Very nice - watches that have some personal history attached are always special. If it were mine, I'd set aside the bracelet, pair it with a nice brown croc strap and wear the heck out of it.
^^^ Agreed. There was a thread a while back on WUS, with numerous IWC owners reporting on the timekeeping performance of their watches with the 8 day movement. The results were, in my view, appalling. All the chest-thumping about a functional approach to movement finishing rings a bit hollow when the actual function of the movement - accurate measurement of the passage of time - is quantifiably lacking.
You've probably touched upon the the three elements that contribute most to disenchantment with IWC.
1) Accuracy - for a company that use to pride itself on better-than-chronometer paramaters for accuracy, the performance of recent movements has been disappointing.
2) For those that were "with" IWC before the current direction shift (my lovely and elegant 3531 would have no place within their current design aesthetic), the change isn't geneally welcomed as a positive.
3) IWC used to impress as a serious manufacturer dedicated to horological advancment. Now they present as almost frivolous with their endless parade of celebrities, glamour parties and fashion model shots. The focus seems more on branding than upon craftsmanship. It may well prove to be ultimately successful for their bottom line, but has (as you noted) been polarizing.

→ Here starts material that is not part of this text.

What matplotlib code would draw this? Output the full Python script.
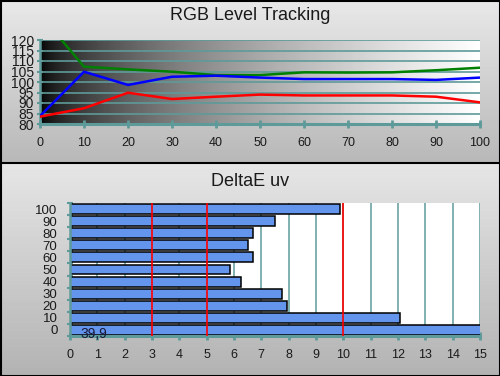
import numpy as np
import matplotlib
matplotlib.use("Agg")
import matplotlib.pyplot as plt

plt.rcParams['font.family'] = ['Liberation Sans', 'DejaVu Sans']

# ---- data ----
levels = [0, 10, 20, 30, 40, 50, 60, 70, 80, 90, 100]
red_vals = [83.5, 87.5, 94.9, 91.9, 93.0, 94.0, 93.6, 93.6, 93.6, 93.0, 90.3]
green_vals = [132.2, 107.3, 106.0, 104.9, 103.3, 103.3, 104.6, 104.5, 104.6, 105.6, 106.8]
blue_vals = [83.8, 104.9, 98.6, 102.5, 103.0, 102.1, 101.4, 101.4, 101.4, 101.0, 102.1]

de_categories = ['0', '10', '20', '30', '40', '50', '60', '70', '80', '90', '100']
de_values = [39.9, 12.09, 7.95, 7.74, 6.27, 5.87, 6.71, 6.52, 6.71, 7.51, 9.89]
de_label = '39,9'
ref_lines = [3, 5, 10]

title_top = 'RGB Level Tracking'
title_bottom = 'DeltaE uv'

TEAL = '#5f9a9a'

W, H = 500, 376
fig = plt.figure(figsize=(W / 100, H / 100), dpi=100)

# ---- background gradient panels ----
bg = fig.add_axes([0, 0, 1, 1], zorder=-10)
bg.set_axis_off()
img = np.zeros((H, W))
split = 163
top_rows = np.linspace(0.91, 0.72, split)
bot_rows = np.linspace(0.90, 0.70, H - split)
img[:split, :] = top_rows[:, None]
img[split:, :] = bot_rows[:, None]
bg.imshow(img, extent=[0, 1, 0, 1], aspect='auto', cmap='gray', vmin=0, vmax=1,
          interpolation='bilinear')
bg.set_xlim(0, 1)
bg.set_ylim(0, 1)
# borders
bg.plot([0, 1], [1 - split / H, 1 - split / H], color='black', lw=1.5)
bg.add_patch(plt.Rectangle((0.001, 0.001), 0.998, 0.997, fill=False, ec='black', lw=1.5))

# ---- top panel ----
fig.text(0.5, 1 - 16 / H, title_top, ha='center', va='center', fontsize=13, color='#1a1a1a')
ax1 = fig.add_axes([40 / W, 1 - 124 / H, 440 / W, 84 / H])
grad = np.linspace(0, 1, 400) ** 0.6
ax1.imshow(grad[None, :], extent=[0, 100, 80, 120], aspect='auto', cmap='gray',
           vmin=0, vmax=1, zorder=0)
ax1.set_xlim(0, 100)
ax1.set_ylim(80, 120)
ax1.set_yticks(np.arange(80, 121, 5))
ax1.set_xticks(levels)
ax1.yaxis.grid(True, color=TEAL, lw=1.2, zorder=1)
ax1.set_axisbelow(False)
ax1.plot(levels, green_vals, color='#008000', lw=1.8, zorder=3)
ax1.plot(levels, blue_vals, color='#0000ff', lw=1.8, zorder=3)
ax1.plot(levels, red_vals, color='#ff0000', lw=1.8, zorder=3)
for s in ['top', 'right']:
    ax1.spines[s].set_visible(False)
ax1.spines['left'].set_color(TEAL)
ax1.spines['left'].set_linewidth(1.8)
ax1.spines['bottom'].set_color(TEAL)
ax1.spines['bottom'].set_linewidth(2.2)
ax1.tick_params(axis='x', direction='inout', length=6, width=2, color=TEAL,
                labelsize=9, pad=6, labelcolor='#1a1a1a')
ax1.tick_params(axis='y', direction='inout', length=5, width=1.5, color=TEAL,
                labelsize=10, pad=2, labelcolor='#1a1a1a')

# ---- bottom panel ----
fig.text(0.5, 1 - 182 / H, title_bottom, ha='center', va='center', fontsize=13, color='#1a1a1a')
ax2 = fig.add_axes([70 / W, 1 - 336 / H, 410 / W, 133 / H])
ax2.set_facecolor('white')
ypos = np.arange(len(de_categories))
ax2.barh(ypos, de_values, height=0.82, color='#6495ED', edgecolor='black', lw=1.1, zorder=2)
ax2.set_xlim(0, 15)
ax2.set_ylim(-0.5, len(de_categories) - 0.5)
ax2.set_xticks(np.arange(0, 16, 1))
ax2.set_yticks(ypos)
ax2.set_yticklabels(de_categories)
ax2.set_yticks(np.arange(-0.5, len(de_categories), 1), minor=True)
ax2.xaxis.grid(True, color=TEAL, lw=1.1, zorder=0.5)
ax2.set_axisbelow(True)
for x in ref_lines:
    ax2.axvline(x, color='#ff0000', lw=1.2, zorder=4)
ax2.text(0.86, -0.35, de_label, ha='center', va='center', fontsize=10,
         color='#1a1a3a', zorder=5, clip_on=False)
for s in ['top', 'right']:
    ax2.spines[s].set_visible(False)
ax2.spines['left'].set_color(TEAL)
ax2.spines['left'].set_linewidth(1.8)
ax2.spines['bottom'].set_color(TEAL)
ax2.spines['bottom'].set_linewidth(2.2)
ax2.tick_params(axis='x', direction='inout', length=6, width=2, color=TEAL,
                labelsize=9, pad=6, labelcolor='#1a1a1a')
ax2.tick_params(axis='y', which='major', length=0, labelsize=9.5, pad=9,
                labelcolor='#1a1a1a')
ax2.tick_params(axis='y', which='minor', direction='inout', length=5, width=1.5, color=TEAL)

fig.savefig('out.png', dpi=100)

All that said, I don't think IWC attracts nearly the flack of some other premium brands. Their watches still have the cool factor. Were I in the market for a big pilot watch, the Big Pilot would be high on the list.
I'd say most Reversos meet my definition of a dress watch, and would look FAR better with a suit than the great proliferation of big clunky sports watches weighing down the wrists of business professionals. The Reverso defines the last vestiges of classic JLC design, now that the company has made a strong committment to the special forces / black ops / covert incursion / badass mall-ninja design ethos.
I find your defense of IWC's interesting in terms of them being as you describe IWC as on a "More serious, engineered approach." IMHO, that might seem more true if their collections had not become more a styling exercise (and a tremendously disappointing one at that in recent years). Not to mention in terms of more serious approach...these guys milk everything they can out of silly looking limited editions....the Prada Edition, the Cousteau, the Boris Becker, etc etc etc.
I see nothing wrong with more hand workmanship and as you suggest embellishment. In terms of honesty, lets not forget, the less they do to embellish or decorate a movement,the less labor intensive and costly it is for them and the faster they can pump them out.
As for Lange not being as you say "Honest." Well I suppose from a puritanical view of using only what is necessary in a watch, maybe that makes sense. But at the price range they are competing in, their movements should look beautiful, impressive, and be a distinctive.